Merchant credit card processing is a huge market, with many options for accounts that offer different rates to businesses. Some may offer mobile options, others emphasize the Web, but they all basically work the same. That’s good news, because it’s easier to spot a bad deal when you understand the basic charges you should pay each month to use the service.
Red Flag Number One: Revenue Requirements
If you’re offered a low rate to accept credit cards online, under the condition that you meet certain sales volumes, don’t take the deal if you’re not positive you can make those requirements. Do some careful sales forecasting just to double check your numbers. You’ll pay an inflated rate if you fail to meet the threshold, and be locked into a contract for terms that can last up to three years for a standard agreement.

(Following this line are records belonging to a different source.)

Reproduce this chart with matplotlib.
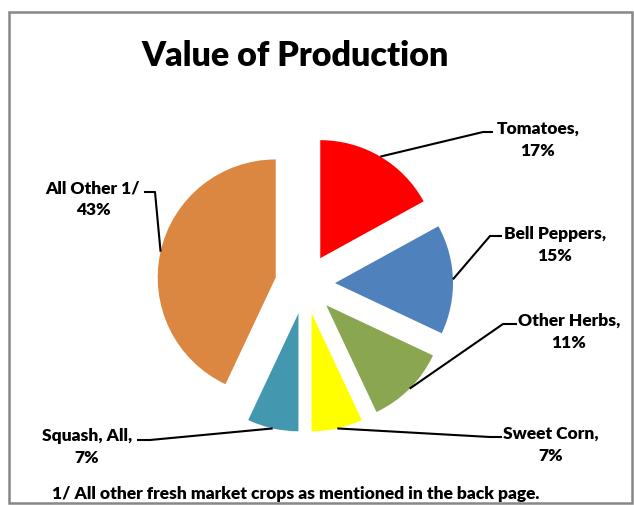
import matplotlib.pyplot as plt
from matplotlib.patches import Rectangle
import numpy as np

# values
crops = ["Tomatoes", "Bell Peppers", "Other Herbs", "Sweet Corn", "Squash, All", "All Other 1/"]
shares = [17, 15, 11, 7, 7, 43]
colors = ["#FF0000", "#4F81BD", "#8BA650", "#FFFF00", "#4398B0", "#DB8641"]
label_text = ["Tomatoes,", "Bell Peppers,", "Other Herbs,", "Sweet Corn,", "Squash, All,", "All Other 1/"]

W, H = 634, 506

# label placement (image pixels, y down): text centre, elbow point, line end
LABEL_POS = [(538, 140), (555, 245), (569, 332), (551, 445), (87, 447), (93, 199)]
ELBOWS = [(483, 133), (490, 237), (503, 325), (490, 438), (150, 441), (155, 193)]
ENDS = [(493, 133), (502, 237), (517, 325), (502, 438), (137, 441), (144, 193)]

plt.rcParams["font.family"] = ["Lato", "DejaVu Sans"]

fig = plt.figure(figsize=(W / 100, H / 100), dpi=100)
ax = fig.add_axes([0, 0, 1, 1])

cx, cy, rad = 305, H - 285, 118
wedges, _ = ax.pie(shares, colors=colors, startangle=90, counterclock=False,
                   center=(cx, cy), radius=rad, explode=[30] * len(shares),
                   wedgeprops=dict(linewidth=0), frame=True)
ax.set_xlim(0, W)
ax.set_ylim(0, H)
ax.set_aspect("auto")
ax.axis("off")

for w, txt, pct, (lx, ly), (ex, ey), (fx, fy) in zip(wedges, label_text, shares, LABEL_POS, ELBOWS, ENDS):
    mid = np.deg2rad((w.theta1 + w.theta2) / 2)
    sx = w.center[0] + w.r * np.cos(mid)
    sy = w.center[1] + w.r * np.sin(mid)
    ax.plot([sx, ex, fx], [sy, H - ey, H - fy], color="black", lw=1.5, solid_capstyle="butt")
    ax.text(lx, H - ly, f"{txt}\n{pct}%", ha="center", va="center", fontsize=12.5,
            fontweight="heavy", linespacing=1.45)

ax.text(295, H - 56, "Value of Production", ha="center", va="center",
        fontsize=24.5, fontweight="heavy")
ax.text(296, H - 494, "1/ All other fresh market crops as mentioned in the back page.",
        ha="center", va="center", fontsize=12.5, fontweight="heavy")

fig.patches.append(Rectangle((9 / W, 1 - 504 / H), 623 / W, 491 / H, transform=fig.transFigure,
                             fill=False, edgecolor="#878787", linewidth=1.8))

fig.savefig("out.png", dpi=100)
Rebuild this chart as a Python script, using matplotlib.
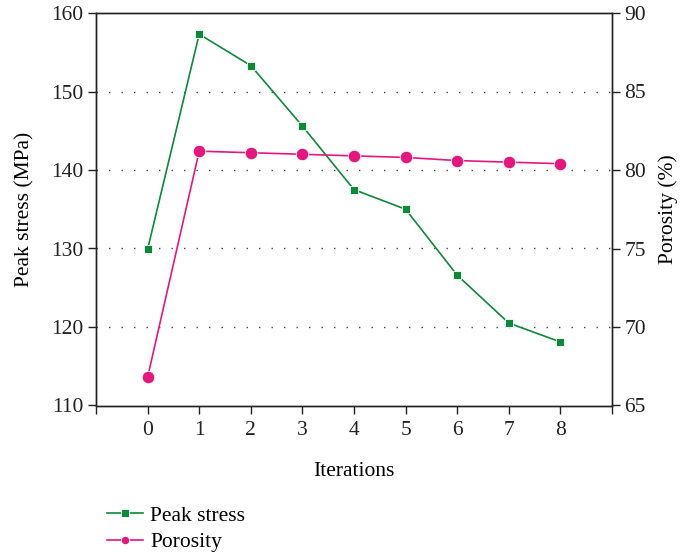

To be clear, volume commitments aren’t always a negative. If your business is large enough to absorb those kinds of sales, you should consider the savings you could receive for meeting those goals. It might even help to encourage sales within your company, especially if you set reasonable goals for your sales team.
Red Flag Number Two: Fees
Junk fees are your biggest concern here, so scan the small business credit card processing contract carefully to make sure you’re not paying them. Junk fees include: statement fees, setup fees and application fees. Some of these fees are non-negotiable for high risk merchants, so shop around to see who offers decent service with the fewest fees.